The FTT held that expulsion from the Co-Operative did not constitute a breach of the lease. Although the lease states that the tenant ‘shall be a member of the Co-Operative throughout the tenancy’, the Respondent did not resign or choose to leave the Co-Operative himself in any way. The Appellant chose to expel him and therefore this by itself did not constitute a breach of the covenant to be a member of the organisation. 
 
In the Appellant’s view, the question was simply a matter of fact: was the Respondent a member of the organisation or not? The reasons behind his membership (or lack thereof) were immaterial; if he was not a member, he has breached that term of the lease.
 
In the Upper Tribunal hearing, two breaches had to be considered:
 
•    Breach by illegal use and anti-social behaviour (the Respondent has used the property for illegal betting); and
•    Breach by expulsion from the Co-Operative.
 
The Decision
 
The Upper Tribunal allowed the appeal, upholding the view that the Tribunal need only consider the question of whether the Respondent was a member of the Co-Operative or not.

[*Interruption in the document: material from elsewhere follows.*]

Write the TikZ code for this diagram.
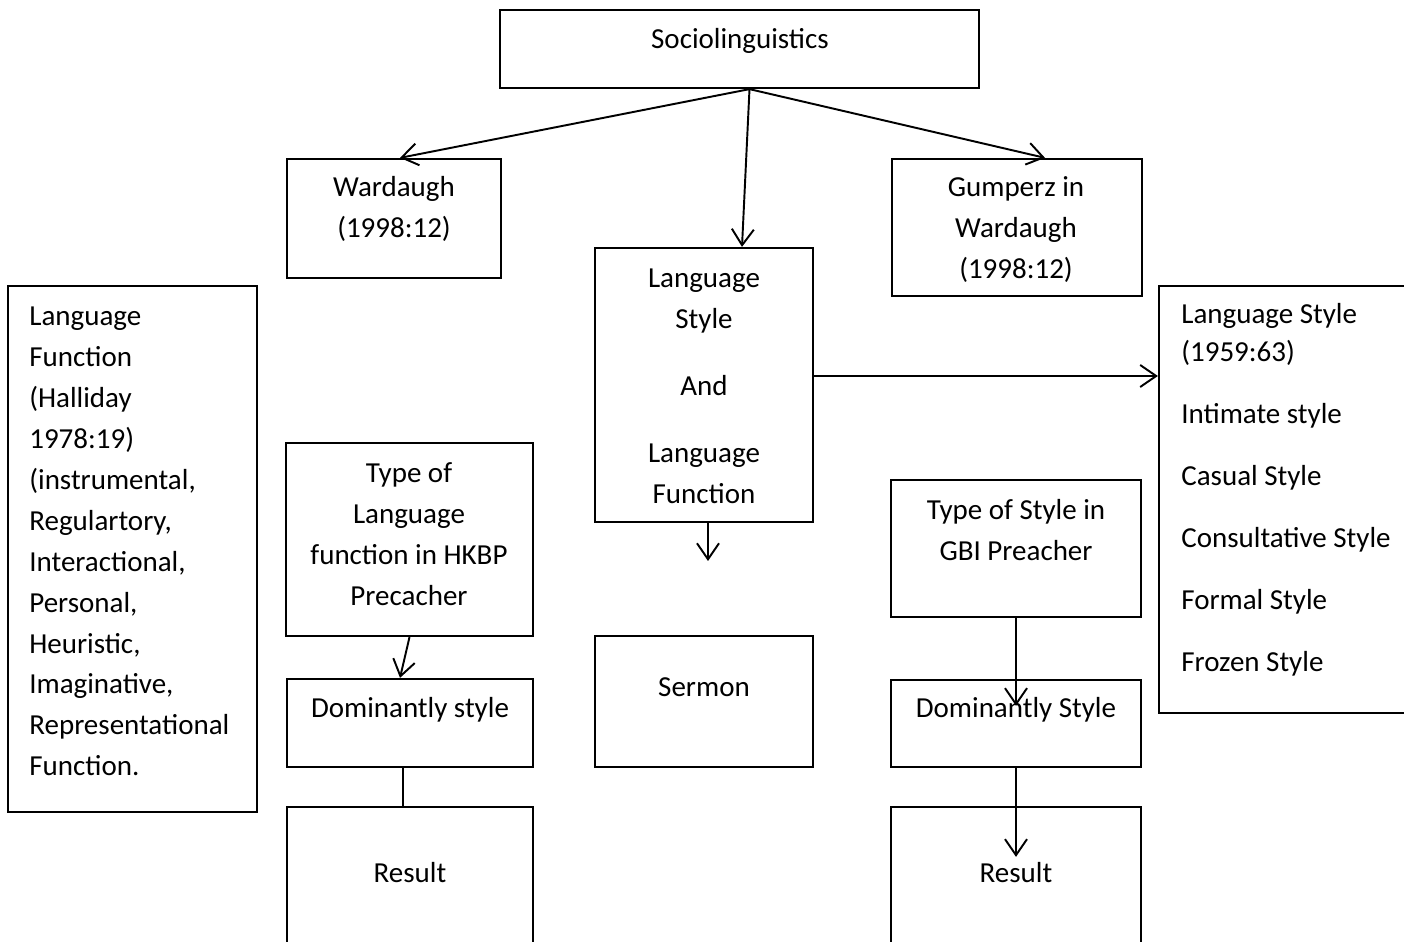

It was held that the Respondent was in breach of the terms of the lease. 
 
It is in the landlord’s discretion as to how to enforce such a judgment, for example by service of a S.146 Notice or by bringing possession proceedings against him. 
 
JB Leitch’s Stuart Miles comments on the decision:
 
“This case provides authority to the Courts and Tribunals that they should still find a breach of lease, even where the landlord has effectively “triggered” the breach by expelling the tenant from membership of the landlord company. On the face of it, this may seem like a harsh decision but it provides a useful reminder that leaseholders must obey all their covenants in their leases.
 
His Honour Judge Gerald also comments on the fact that it is entirely open for the landlord to bring multiple applications for breaches of lease, regardless of whether or not the landlord already had a breach of lease determined. There is no obligation for the landlord to enforce the determination, once obtained, by way of service of the Section 146 Notice to forfeit the lease before the landlord is free to bring another application for another breach of lease, should the landlord opt to do so.”
 

This case provides authority to the Courts and Tribunals that they should still find a breach of lease, even where the landlord has effectively “triggered” the breach by expelling the tenant from membership of the landlord company. On the face of it, this may seem like a harsh decision but it provides a useful reminder that leaseholders must obey all their covenants in their leases.